Religious freedom advocates have maintained that if the school district's punishment of Kennedy goes unchecked by the courts, a dangerous precedent will be set, not only for Christians but followers of other religions as well.

"It is disappointing that the Ninth Circuit would refuse to hear Coach Kennedy's case en banc, especially in light of the extreme, far-reaching opinion issued by the three-judge panel," First Liberty Deputy General Counsel Mike Berry said in a statement. "If this decision is allowed to stand, Jewish teachers can be fired for wearing a yarmulke in sight of students. Catholic teachers are at risk if they wear a crucifix, and Muslim teachers may face discrimination for wearing a hijab to work."
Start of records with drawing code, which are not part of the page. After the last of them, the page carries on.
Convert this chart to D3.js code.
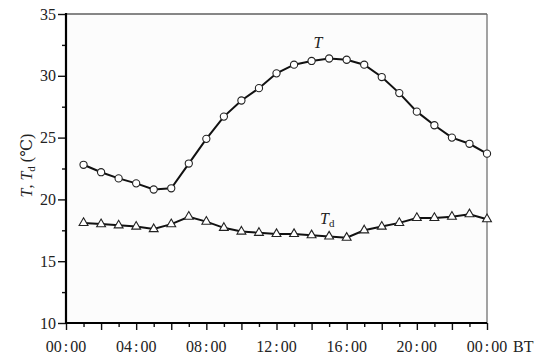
<!DOCTYPE html>
<html>
<head>
<meta charset="utf-8">
<script src="https://cdn.jsdelivr.net/npm/d3@7"></script>
<style>
  body { margin: 0; background: #fff; }
  svg text { font-family: "Liberation Serif", "DejaVu Serif", serif !important; fill: #222; }
</style>
</head>
<body>
<script>
// hours after 00:00 BT
const hours = d3.range(1, 25);
const tempT = [22.8, 22.2, 21.7, 21.3, 20.8, 20.9, 22.9, 24.9, 26.7, 28.0, 29.0, 30.2,
               30.9, 31.2, 31.4, 31.3, 30.9, 29.9, 28.6, 27.1, 26.0, 25.0, 24.5, 23.7];
const tempTd = [18.1, 18.0, 17.9, 17.8, 17.6, 18.0, 18.6, 18.2, 17.7, 17.4, 17.3, 17.2,
                17.2, 17.1, 17.0, 16.9, 17.5, 17.8, 18.1, 18.5, 18.5, 18.6, 18.8, 18.4];
const xTickLabels = ["00:00", "04:00", "08:00", "12:00", "16:00", "20:00", "00:00"];
const yTicks = [10, 15, 20, 25, 30, 35];

const width = 543, height = 364;
const margin = { top: 14, right: 56, bottom: 41, left: 66 };

const svg = d3.select("body").append("svg")
  .attr("width", width)
  .attr("height", height);

const x = d3.scaleLinear().domain([0, 24]).range([margin.left, width - margin.right]);
const y = d3.scaleLinear().domain([10, 35]).range([height - margin.bottom, margin.top]);

// plot background + frame (top / right thin)
svg.append("rect")
  .attr("x", x(0)).attr("y", y(35))
  .attr("width", x(24) - x(0)).attr("height", y(10) - y(35))
  .style("fill", "#fcfcfc");
svg.append("line")
  .attr("x1", x(0)).attr("x2", x(24)).attr("y1", y(35)).attr("y2", y(35))
  .style("stroke", "#111").style("stroke-width", 1.2);
svg.append("line")
  .attr("x1", x(24)).attr("x2", x(24)).attr("y1", y(35)).attr("y2", y(10))
  .style("stroke", "#666").style("stroke-width", 1.2);

// y axis: major + minor ticks
const yMinor = svg.append("g")
  .attr("transform", `translate(${x(0)},0)`)
  .call(d3.axisLeft(y).tickValues(d3.range(12.5, 35, 5)).tickSize(4).tickFormat(""));
const yAxis = svg.append("g")
  .attr("transform", `translate(${x(0)},0)`)
  .call(d3.axisLeft(y).tickValues(yTicks).tickSize(8).tickPadding(2));

// x axis: hourly ticks, longer every 2 h, labels every 4 h
const xMinor = svg.append("g")
  .attr("transform", `translate(0,${y(10)})`)
  .call(d3.axisBottom(x).tickValues(d3.range(1, 24, 2)).tickSize(4).tickFormat(""));
const xAxis = svg.append("g")
  .attr("transform", `translate(0,${y(10)})`)
  .call(d3.axisBottom(x).tickValues(d3.range(0, 25, 2)).tickSize(7).tickFormat(""));

[yMinor, yAxis, xMinor, xAxis].forEach((g) => {
  g.attr("font-family", null);
  g.select(".domain").remove();
  g.selectAll(".tick line").style("stroke", "#111").style("stroke-width", 1.4);
});
yAxis.selectAll(".tick text")
  .style("font-size", "16px")
  .style("fill", "#222");

// thick left & bottom axis lines
svg.append("line")
  .attr("x1", x(0)).attr("x2", x(0)).attr("y1", y(35) - 1).attr("y2", y(10) + 1)
  .style("stroke", "#000").style("stroke-width", 2.2);
svg.append("line")
  .attr("x1", x(0) - 1).attr("x2", x(24)).attr("y1", y(10)).attr("y2", y(10))
  .style("stroke", "#000").style("stroke-width", 2.2);

// x tick labels
const xl = svg.append("g").selectAll("text")
  .data(xTickLabels).enter()
  .append("text")
    .attr("x", (d, i) => x(i * 4))
    .attr("y", y(10) + 29)
    .style("font-size", "16px")
    .style("text-anchor", "middle");
xl.append("tspan").text((d) => d.split(":")[0]);
xl.append("tspan").attr("dx", 2).text(":");
xl.append("tspan").attr("dx", 2).text((d) => d.split(":")[1]);

svg.append("text")
  .attr("x", x(24) + 26)
  .attr("y", y(10) + 29)
  .style("font-size", "16px")
  .text("BT");

// y axis title
const yt = svg.append("text")
  .attr("transform", `translate(32,${(y(35) + y(10)) / 2 - 3})rotate(-90)`)
  .style("font-size", "16px")
  .style("text-anchor", "middle");
yt.append("tspan").style("font-style", "italic").text("T");
yt.append("tspan").text(", ");
yt.append("tspan").style("font-style", "italic").text("T");
yt.append("tspan").attr("dy", 3).style("font-size", "11px").text("d");
yt.append("tspan").attr("dy", -3).text(" (℃)");

// series
const line = d3.line()
  .x((d) => x(d[0]))
  .y((d) => y(d[1]));

const seriesT = hours.map((h, i) => [h, tempT[i]]);
const seriesTd = hours.map((h, i) => [h, tempTd[i]]);

[seriesT, seriesTd].forEach((s) => {
  svg.append("path")
    .datum(s)
    .attr("d", line)
    .style("fill", "none")
    .style("stroke", "#111")
    .style("stroke-width", 2);
});

svg.append("g").selectAll("circle")
  .data(seriesT).enter()
  .append("circle")
    .attr("cx", (d) => x(d[0]))
    .attr("cy", (d) => y(d[1]))
    .attr("r", 3.6)
    .style("fill", "#fff")
    .style("stroke", "#222")
    .style("stroke-width", 1.1);

const tri = d3.symbol().type(d3.symbolTriangle).size(34);
svg.append("g").selectAll("path")
  .data(seriesTd).enter()
  .append("path")
    .attr("d", tri)
    .attr("transform", (d) => `translate(${x(d[0])},${y(d[1])})`)
    .style("fill", "#fff")
    .style("stroke", "#222")
    .style("stroke-width", 1.1);

// series labels
svg.append("text")
  .attr("x", 318).attr("y", 48)
  .style("font-size", "16px")
  .style("font-style", "italic")
  .style("text-anchor", "middle")
  .text("T");

const tdl = svg.append("text")
  .attr("x", 320).attr("y", 224)
  .style("font-size", "16px");
tdl.append("tspan").style("font-style", "italic").text("T");
tdl.append("tspan").attr("dy", 3).style("font-size", "11px").text("d");
</script>
</body>
</html>
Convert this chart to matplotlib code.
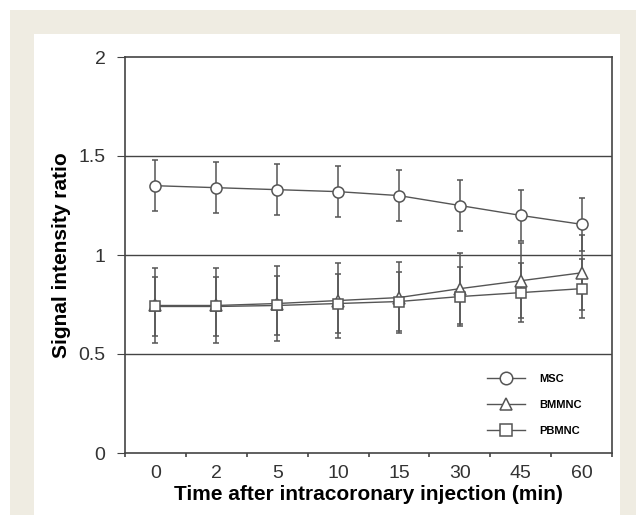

According to court documents, Kennedy began his prayer tradition of kneeling on the 50-yard line at the end of football games in 2008. Though he waited until everyone was off the filed to pray silently, he was frequently joined by members of his teams. There wasn't a problem with the prayer tradition until an employee with another school district complained about his prayer in 2015. 

He was soon ordered to stop praying after games. Despite the order, Kennedy stayed true to his faith and continued with his post-game prayer tradition. His contract wasn't renewed. He filed a charge of religious discrimination with the Equal Employment Opportunity Commission against Bremerton School District and then a lawsuit in 2016.